BaalNergal;n10951574 said:
I have to wonder... Will they let us set up our own home/hideaway/base/over-priced van? Building your own place definitely lets you have an impact of sorts, and it would be interesting if NPCs reacted to it. And even more so if the non-NPC aspects of the game reacted as well (like, maybe, pics of it on the news).

I think a lot of us are hoping so.

Naturally, if they did allow something like that, it's unlikely it would be 100% safe. In the PnP, GMs/Refs are encouraged to never let the players feel safe, constantly forcing them to stay on the move.

But I do like the idea of having your own little apartment to return to in some crappy back alley, or a mobile home base with a van. I especially like the van idea. This would tie in with my idea for letting you open vehicle trunks and the like.

And this also could be one instance where the camera could shift between FPP/TPP. If the game is normally TPP, maybe when you enter the van it will go into FPP (assuming it's big enough for you to walk around in - it'd need to be more akin to a small motorhome than a "van," I suppose).
 
Snowflakez;n10951577 said:
I think a lot of us are hoping so.

Naturally, if they did allow something like that, it's unlikely it would be 100% safe. In the PnP, GMs/Refs are encouraged to never let the players feel safe, constantly forcing them to stay on the move.

But I do like the idea of having your own little apartment to return to in some crappy back alley, or a mobile home base with a van. I especially like the van idea. This would tie in with my idea for letting you open vehicle trunks and the like.
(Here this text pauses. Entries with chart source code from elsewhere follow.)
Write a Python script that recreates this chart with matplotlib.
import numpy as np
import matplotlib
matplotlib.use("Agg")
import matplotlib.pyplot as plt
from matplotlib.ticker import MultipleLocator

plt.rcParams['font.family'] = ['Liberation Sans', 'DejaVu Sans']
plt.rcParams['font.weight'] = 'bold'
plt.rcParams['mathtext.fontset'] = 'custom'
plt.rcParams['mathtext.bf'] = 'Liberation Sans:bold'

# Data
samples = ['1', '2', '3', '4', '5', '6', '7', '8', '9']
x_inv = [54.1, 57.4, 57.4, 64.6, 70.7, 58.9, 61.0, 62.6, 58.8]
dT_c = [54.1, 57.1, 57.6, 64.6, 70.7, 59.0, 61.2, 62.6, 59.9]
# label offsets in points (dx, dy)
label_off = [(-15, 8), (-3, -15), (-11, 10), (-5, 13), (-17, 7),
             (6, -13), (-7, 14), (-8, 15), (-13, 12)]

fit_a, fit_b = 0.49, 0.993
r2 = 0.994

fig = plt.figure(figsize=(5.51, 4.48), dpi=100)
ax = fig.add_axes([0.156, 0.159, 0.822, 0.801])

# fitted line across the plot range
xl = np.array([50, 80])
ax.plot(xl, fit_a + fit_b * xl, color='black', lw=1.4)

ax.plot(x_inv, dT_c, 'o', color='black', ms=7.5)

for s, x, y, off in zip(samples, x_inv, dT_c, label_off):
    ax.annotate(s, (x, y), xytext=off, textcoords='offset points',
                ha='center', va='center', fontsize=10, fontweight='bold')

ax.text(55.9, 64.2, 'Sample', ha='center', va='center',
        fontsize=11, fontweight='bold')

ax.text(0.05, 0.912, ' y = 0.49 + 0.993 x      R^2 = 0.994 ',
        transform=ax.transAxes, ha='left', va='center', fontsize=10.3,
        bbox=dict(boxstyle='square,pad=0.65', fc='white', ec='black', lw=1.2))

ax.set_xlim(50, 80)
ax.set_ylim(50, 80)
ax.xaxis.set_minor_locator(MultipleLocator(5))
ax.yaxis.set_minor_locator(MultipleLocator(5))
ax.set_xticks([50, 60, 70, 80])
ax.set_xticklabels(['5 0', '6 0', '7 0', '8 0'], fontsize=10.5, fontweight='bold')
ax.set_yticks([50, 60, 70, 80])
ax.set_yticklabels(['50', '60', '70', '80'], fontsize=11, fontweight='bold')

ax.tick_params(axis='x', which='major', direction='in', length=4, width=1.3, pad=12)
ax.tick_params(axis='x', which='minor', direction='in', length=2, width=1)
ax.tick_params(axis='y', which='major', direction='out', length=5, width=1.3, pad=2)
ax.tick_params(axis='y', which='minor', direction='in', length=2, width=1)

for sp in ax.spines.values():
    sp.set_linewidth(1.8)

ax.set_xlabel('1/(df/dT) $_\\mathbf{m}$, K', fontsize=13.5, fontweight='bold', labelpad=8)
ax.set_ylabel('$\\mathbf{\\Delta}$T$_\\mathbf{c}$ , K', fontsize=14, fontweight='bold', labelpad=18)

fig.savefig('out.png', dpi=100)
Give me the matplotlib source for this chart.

And this also could be one instance where the camera could shift between FPP/TPP. If the game is normally TPP, maybe when you enter the van it will go into FPP (assuming it's big enough for you to walk around in - it'd need to be more akin to a small motorhome than a "van," I suppose).

Maybe you start out with a van and can purchase bigger vehicles to customize? It would also make sense from a game perspective to regularly change vehicles, as it helps slow down your enemies.
 
Saints Row 2 style hot spots, where in certain areas if you leave your character idle they will perform activities/animations, like fishing at the pier, lifting weights at gym, playing hackey sack or guitar etc...
 
walkingdarkly;n10951646 said:
Exactly...
Someone needs to hurry up and make a new Vamp the Masquerade game....

OFF TOPIC!! EYAGH!

Google Paradox CEO on making new Bloodlines and see some hopeful details.

I am hoping for AT LEAST the level of interactivity as Bloodlines had. At least. I love me some, "oooh, cool!" moments like talking to you TVs and type-code-into-computers interactions.
 
wisdom000;n10951706 said:
Saints Row 2 style hot spots, where in certain areas if you leave your character idle they will perform activities/animations, like fishing at the pier, lifting weights at gym, playing hackey sack or guitar etc...


And I'll bring in the GTA series with the little stuff you can do that's not causing chaos, from shooting pool, playing darts, bowling, surfing the web, running as a taxi driver or ambulance driver, GTA 5 brought in arm wrestling. There are various racing "minigames" of various types throughout the series. GTA 5 added a small pier carnival, though you can only ride the rollercoaster. Oh and there's also golfing, tennis, yoga, and skydiving. Silly and fun stuff...though doubt we'd see most of this in Night City....cept golf, that's a corp game right there. :p
 
walkingdarkly;n10951949 said:
And I'll bring in the GTA series with the little stuff you can do that's not causing chaos, from shooting pool, playing darts, bowling, surfing the web, running as a taxi driver or ambulance driver, GTA 5 brought in arm wrestling. There are various racing "minigames" of various types throughout the series. GTA 5 added a small pier carnival, though you can only ride the rollercoaster. Oh and there's also golfing, tennis, yoga, and skydiving. Silly and fun stuff...though doubt we'd see most of this in Night City....cept golf, that's a corp game right there. :p

GTA v/online, best game ever made, hands down. Until CP 2077 gets released... hopefully.